Saturday, February 6, 2010

Literature in the common core (Yay!)

Kentucky has had a long, wobbly relationship with literature. The 1994 Content Guidelines did not specify any novels, plays, or poems students should know. The first Core Content included authors students should know, but later revisions dropped the authors while keeping impressive lists of composers, painters, sculptors, and other artists. I've cheered each inclusive round and objected to each round of deletions.

Reading through the new draft standards for English/language arts, I'm delighted.

The level-by-level "illustrative texts for narrative, drama, and poetry" caught my eye first. Eastman's Are You My Mother leads the kindergarten list, and Dickinson's "Because I Could Not Stop For Death" finishes the list for grade 11 and career and college readiness.

Further down, a longer "exemplar" section includes poetry from "Paul Revere's Ride" and "Captain, O My Captain," to "I, Too" and "Stopping by Woods on a Snowy Evening." In the short, sweet election of other poems, I especially enjoyed spotting "The Jumblies," a truly great tale of adventure and whimsy.

The drama includes Midsummer Night's Dream and Master Harold and the Boys, and the narratives include Pride and Prejudice, The Adventures of Tom Sawyer, and Their Eyes were Watching God. For younger readers, there's a range from Little Bear to Little Women.

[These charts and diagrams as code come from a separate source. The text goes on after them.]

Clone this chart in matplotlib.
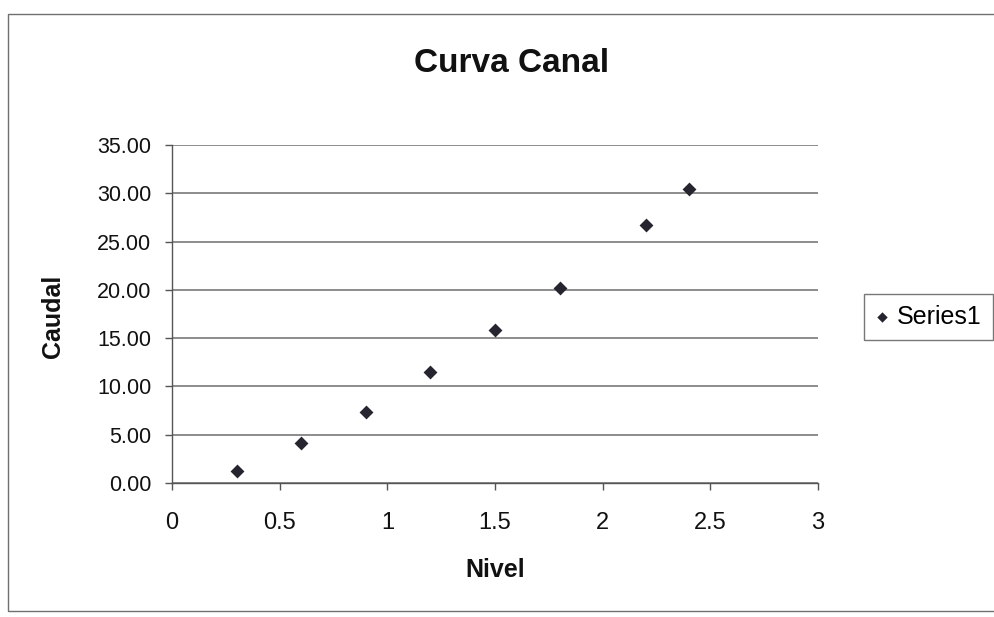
import matplotlib
matplotlib.use("Agg")
import matplotlib.pyplot as plt
from matplotlib.patches import Rectangle

# Data
nivel = [0.3, 0.6, 0.9, 1.2, 1.5, 1.8, 2.2, 2.4]
caudal = [1.25, 4.1, 7.35, 11.5, 15.8, 20.2, 26.7, 30.4]
x_ticks = [0, 0.5, 1, 1.5, 2, 2.5, 3]
x_tick_labels = ["0", "0.5", "1", "1.5", "2", "2.5", "3"]
y_ticks = [0, 5, 10, 15, 20, 25, 30, 35]
y_tick_labels = ["%.2f" % v for v in y_ticks]
title = "Curva Canal"
x_label = "Nivel"
y_label = "Caudal"
series_name = "Series1"

plt.rcParams['font.family'] = ['Liberation Sans', 'DejaVu Sans']

W, H = 994, 617
fig = plt.figure(figsize=(W / 100, H / 100), dpi=100)
fig.patch.set_facecolor("white")

# Outer chart frame
fig.patches.append(Rectangle((8 / W, 1 - 611 / H), (1000 - 8) / W, (611 - 14) / H,
                             transform=fig.transFigure, fill=False,
                             edgecolor="#707070", linewidth=1.0))

left, right, top, bottom = 172, 818, 145, 483
ax = fig.add_axes([left / W, 1 - bottom / H, (right - left) / W, (bottom - top) / H])

ax.scatter(nivel, caudal, marker="D", s=50, color="#26242e", zorder=3,
           label=series_name, linewidths=0)

ax.set_xlim(0, 3)
ax.set_ylim(0, 35)
ax.set_xticks(x_ticks)
ax.set_xticklabels(x_tick_labels)
ax.set_yticks(y_ticks)
ax.set_yticklabels(y_tick_labels)

ax.yaxis.grid(True, color="#6e6e6e", linewidth=1.1)
ax.set_axisbelow(True)
for s in ["top", "right"]:
    ax.spines[s].set_visible(False)
for s in ["left", "bottom"]:
    ax.spines[s].set_color("#555555")
    ax.spines[s].set_linewidth(1.0)

ax.tick_params(axis="y", direction="out", length=5, width=1, color="#555555",
               labelsize=15.5, pad=10, labelcolor="#111111")
ax.tick_params(axis="x", direction="out", length=5, width=1, color="#555555",
               labelsize=17, pad=16, labelcolor="#111111")

ax.set_xlabel(x_label, fontsize=18, fontweight="bold", color="#111111")
ax.xaxis.set_label_coords(0.5, (bottom - 570) / (bottom - top))
ax.xaxis.label.set_va("center")
ax.set_ylabel(y_label, fontsize=18, fontweight="bold", color="#111111")
ax.yaxis.set_label_coords((53 - left) / (right - left), 0.5 - (316 - (top + bottom) / 2) / (bottom - top))
ax.yaxis.label.set_va("center")

fig.text(512 / W, 1 - 63 / H, title, fontsize=24, fontweight="bold",
         ha="center", va="center", color="#111111")

leg = ax.legend(loc="center left", bbox_to_anchor=(864 / W, 1 - 317 / H),
                bbox_transform=fig.transFigure, frameon=True, fancybox=False,
                fontsize=18, handlelength=0.5, handletextpad=0.35,
                borderpad=0.45, markerscale=0.75, borderaxespad=0)
leg.get_frame().set_edgecolor("#555555")
leg.get_frame().set_linewidth(1.0)

fig.savefig("out.png", dpi=100)
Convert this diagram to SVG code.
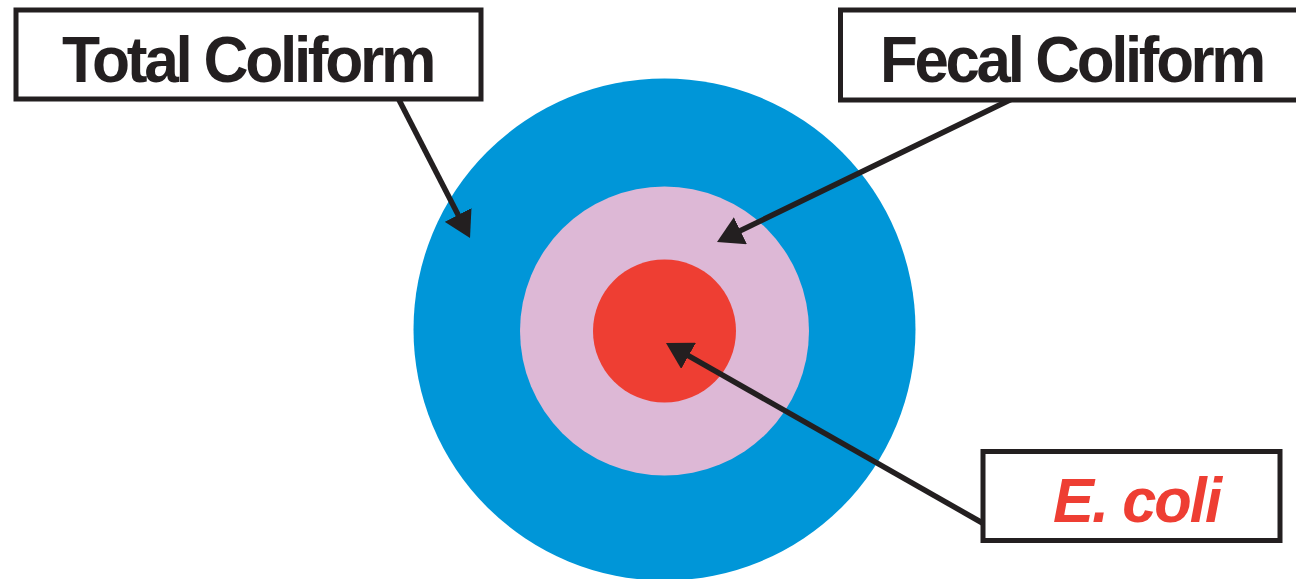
<svg xmlns="http://www.w3.org/2000/svg" width="1296" height="579" viewBox="0 0 1296 579">
<style>
.box{fill:#fff;stroke:#231f20;stroke-width:5}
.lbl{font-family:"Liberation Sans",Arial,sans-serif;font-weight:bold;font-size:65px;letter-spacing:-3.5px;fill:#231f20}
.eco{font-family:"Liberation Sans",Arial,sans-serif;font-weight:bold;font-style:italic;font-size:63px;letter-spacing:-2px;fill:#ee3e33}
.conn{stroke:#231f20;stroke-width:5.5;fill:none;marker-end:url(#ah)}
</style>
<defs>
<marker id="ah" viewBox="0 0 26 30" refX="10" refY="15" markerWidth="26" markerHeight="30" markerUnits="userSpaceOnUse" orient="auto">
<path d="M0,0 L26,15 L0,30 Z" fill="#231f20"/>
</marker>
</defs>
<rect width="1296" height="579" fill="#fff"/>
<g id="rings">
<circle id="total-ring" cx="664.5" cy="329.5" r="251" fill="#0096d8"/>
<circle id="fecal-ring" cx="664.5" cy="331" r="144.5" fill="#ddb8d6"/>
<circle id="ecoli-ring" cx="664.5" cy="331" r="71.5" fill="#ee3e33"/>
</g>
<g id="connectors">
<path class="conn" d="M397,96 L462.7,223.8"/>
<path class="conn" d="M1016,97 L731.4,235"/>
<path class="conn" d="M986,525 L679.9,350.9"/>
</g>
<g id="total-coliform">
<rect class="box" x="16" y="10" width="465" height="89"/>
<text class="lbl" x="62" y="82" textLength="371" lengthAdjust="spacingAndGlyphs">Total Coliform</text>
</g>
<g id="fecal-coliform">
<rect class="box" x="840.5" y="10" width="470" height="90"/>
<text class="lbl" x="880" y="82" textLength="383" lengthAdjust="spacingAndGlyphs">Fecal Coliform</text>
</g>
<g id="e-coli">
<rect class="box" x="983" y="451.5" width="297" height="89"/>
<text class="eco" x="1053" y="522" textLength="167" lengthAdjust="spacingAndGlyphs">E. coli</text>
</g>
</svg>
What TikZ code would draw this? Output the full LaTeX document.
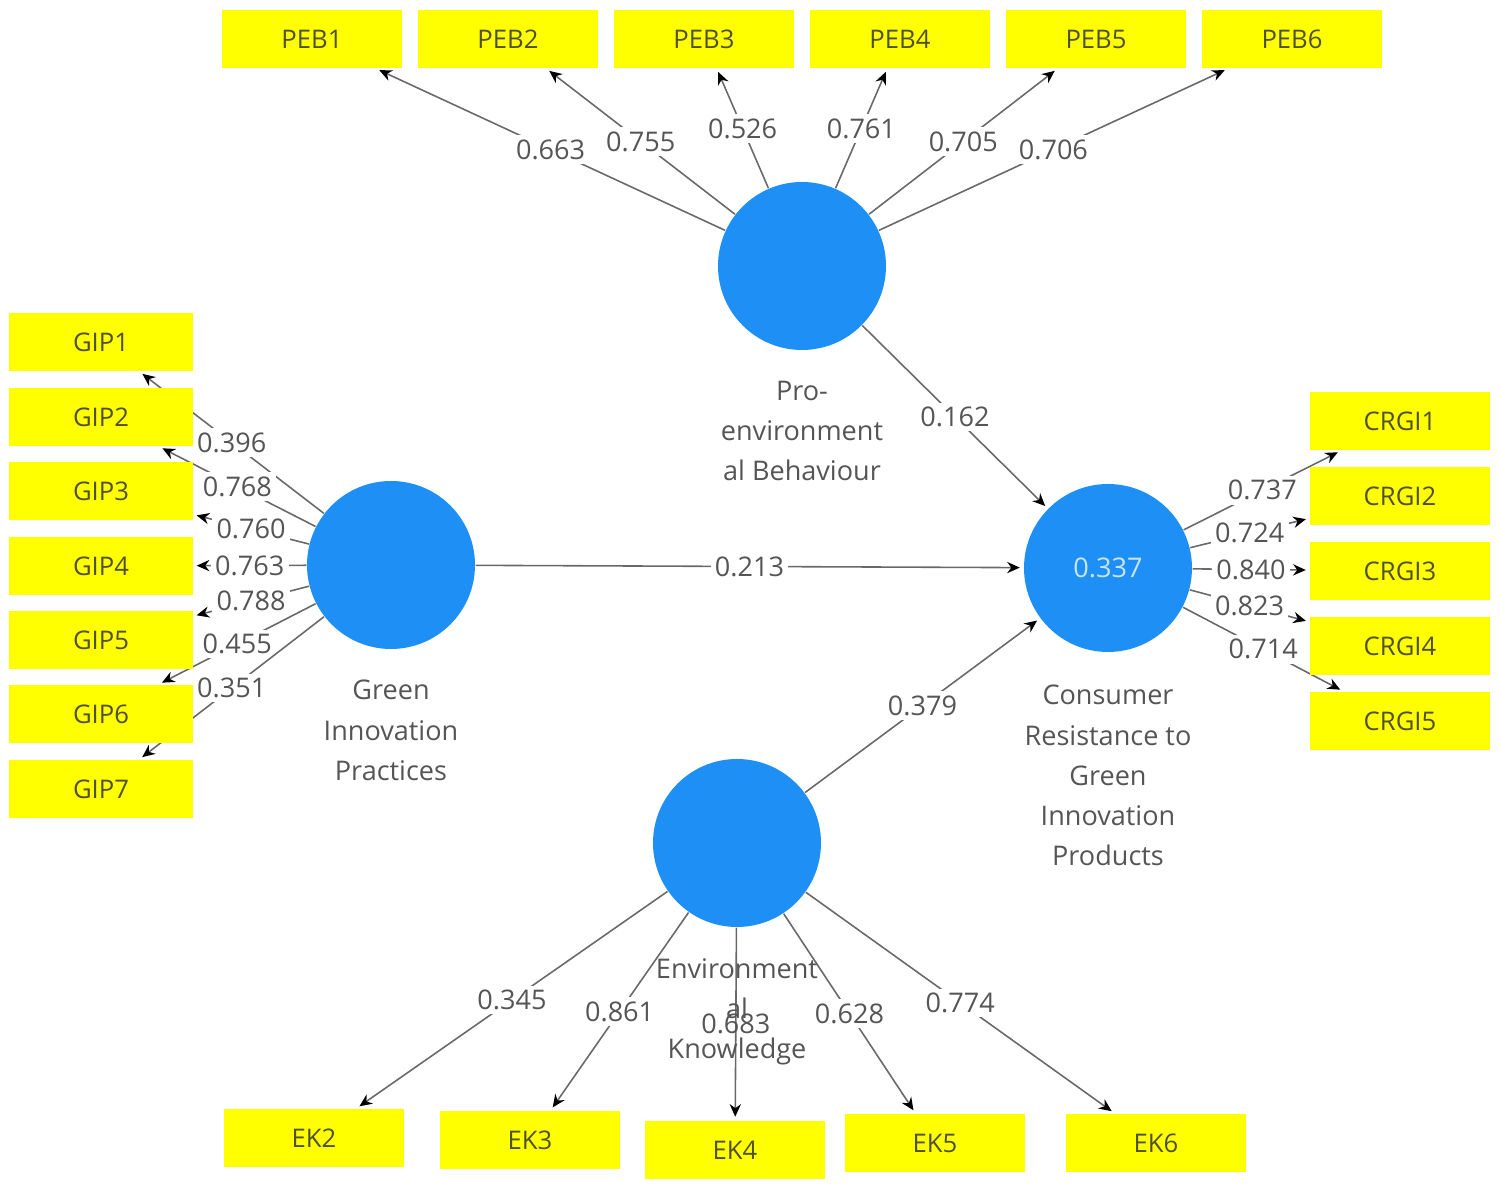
\documentclass[tikz,border=0pt]{standalone}
\usepackage{fontspec}
\setmainfont{Open Sans}
\usetikzlibrary{arrows.meta,positioning}
\pgfdeclarelayer{edges}
\pgfsetlayers{edges,main}
\definecolor{lvblue}{RGB}{30,144,245}
\definecolor{itemyellow}{RGB}{255,255,0}
\definecolor{pathgray}{RGB}{105,105,105}
\definecolor{textgray}{RGB}{85,85,85}
\definecolor{itemtext}{RGB}{80,80,40}

\begin{document}
\begin{tikzpicture}[
    latent/.style={circle, fill=lvblue, minimum size=1.68cm, inner sep=0pt, text={rgb,255:red,200;green,228;blue,255}, font=\fontsize{7.7}{9}\selectfont},
    item/.style={rectangle, fill=itemyellow, minimum width=1.8cm, minimum height=0.58cm, inner sep=0pt, text=itemtext, font=\fontsize{7.3}{9}\selectfont},
    caption/.style={align=center, inner sep=0pt, text=textgray, font=\fontsize{7.7}{11.4}\selectfont},
    loading/.style={draw=pathgray, line width=0.45pt, -{Stealth[length=3.6pt,width=3.2pt,color=black]}, shorten >=1pt},
    weight/.style={fill=white, inner sep=1.2pt, text=textgray, font=\fontsize{7.7}{9}\selectfont},
]
            \useasboundingbox (0,0) rectangle (15,11.89);

            % latent variables
            \node[latent] (peb) at (8.02,9.23) {};
            \node[latent] (gip) at (3.91,6.24) {};
            \node[latent] (crgi) at (11.08,6.21) {0.337};
            \node[latent] (ek) at (7.37,3.46) {};

            % names below the circles
            \node[caption, below=0.3 of peb] (pebcap) {Pro-\\environment\\al Behaviour};
            \node[caption, below=0.3 of gip] (gipcap) {Green\\Innovation\\Practices};
            \node[caption, below=0.32 of crgi] (crgicap) {Consumer\\Resistance to\\Green\\Innovation\\Products};
            \node[caption, below=0.3 of ek] (ekcap) {Environment\\al\\Knowledge};

            % PEB items
            \node[item] (peb1) at (3.12,11.50) {PEB1};
            \node[item] (peb2) at (5.08,11.50) {PEB2};
            \node[item] (peb3) at (7.04,11.50) {PEB3};
            \node[item] (peb4) at (9.00,11.50) {PEB4};
            \node[item] (peb5) at (10.96,11.50) {PEB5};
            \node[item] (peb6) at (12.92,11.50) {PEB6};

            % GIP items
            \node[item, minimum width=1.83cm] (gip1) at (1.01,8.47) {GIP1};
            \node[item, minimum width=1.83cm] (gip2) at (1.01,7.72) {GIP2};
            \node[item, minimum width=1.83cm] (gip3) at (1.01,6.98) {GIP3};
            \node[item, minimum width=1.83cm] (gip4) at (1.01,6.23) {GIP4};
            \node[item, minimum width=1.83cm] (gip5) at (1.01,5.49) {GIP5};
            \node[item, minimum width=1.83cm] (gip6) at (1.01,4.75) {GIP6};
            \node[item, minimum width=1.83cm] (gip7) at (1.01,4.00) {GIP7};

            % CRGI items
            \node[item] (crgi1) at (14.00,7.68) {CRGI1};
            \node[item] (crgi2) at (14.00,6.93) {CRGI2};
            \node[item] (crgi3) at (14.00,6.18) {CRGI3};
            \node[item] (crgi4) at (14.00,5.43) {CRGI4};
            \node[item] (crgi5) at (14.00,4.68) {CRGI5};

            % EK items
            \node[item] (ek2) at (3.14,0.51) {EK2};
            \node[item] (ek3) at (5.30,0.49) {EK3};
            \node[item] (ek4) at (7.35,0.39) {EK4};
            \node[item] (ek5) at (9.35,0.46) {EK5};
            \node[item] (ek6) at (11.56,0.46) {EK6};

            \begin{pgfonlayer}{edges}
            % outer loadings of PEB
            \draw[loading] (peb) -- node[weight] {0.663} (peb1);
            \draw[loading] (peb) -- node[weight] {0.755} (peb2);
            \draw[loading] (peb) -- node[weight] {0.526} (peb3);
            \draw[loading] (peb) -- node[weight] {0.761} (peb4);
            \draw[loading] (peb) -- node[weight] {0.705} (peb5);
            \draw[loading] (peb) -- node[weight] {0.706} (peb6);

            % outer loadings of GIP
            \draw[loading] (gip) -- node[weight] {0.396} (gip1);
            \draw[loading] (gip) -- node[weight] {0.768} (gip2);
            \draw[loading] (gip) -- node[weight] {0.760} (gip3);
            \draw[loading] (gip) -- node[weight] {0.763} (gip4);
            \draw[loading] (gip) -- node[weight] {0.788} (gip5);
            \draw[loading] (gip) -- node[weight] {0.455} (gip6);
            \draw[loading] (gip) -- node[weight] {0.351} (gip7);

            % outer loadings of CRGI
            \draw[loading] (crgi) -- node[weight] {0.737} (crgi1);
            \draw[loading] (crgi) -- node[weight] {0.724} (crgi2);
            \draw[loading] (crgi) -- node[weight] {0.840} (crgi3);
            \draw[loading] (crgi) -- node[weight] {0.823} (crgi4);
            \draw[loading] (crgi) -- node[weight] {0.714} (crgi5);

            % outer loadings of EK
            \draw[loading] (ek) -- node[weight] {0.345} (ek2);
            \draw[loading] (ek) -- node[weight] {0.861} (ek3);
            \draw[loading] (ek) -- node[weight, fill=none] {0.683} (ek4);
            \draw[loading] (ek) -- node[weight] {0.628} (ek5);
            \draw[loading] (ek) -- node[weight] {0.774} (ek6);

            % path coefficients
            \draw[loading] (peb) -- node[weight] {0.162} (crgi);
            \draw[loading] (gip) -- node[weight] {0.213} (crgi);
            \draw[loading] (ek) -- node[weight] {0.379} (crgi);
            \end{pgfonlayer}

\end{tikzpicture}
\end{document}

These lists do not, at least officially, mean students have to read those works in the years where they're listed. The draft says:
The following text samples primarily serve to exemplify the level of complexity and quality that the Standards require all students in a given grade band to engage with while additionally suggesting the breadth of text types that students should encounter. The choices should serve as useful guideposts in helping educators select texts of similar complexity, quality, and breadth for their own classrooms.
And yet, those guideposts are going to be hard to bypass. There's flexibility there to prefer a different Austen novel or a different Seuss book, and the lists are short enough to leave room for quite a few additional works, but there's nothing to match the depth Shakespeare or the cultural resonance of Frost and Hughes. Most of all, the central expectation that students will have a fluent sense of how and why to engage great literature is going to matter as these standards move into classroom use.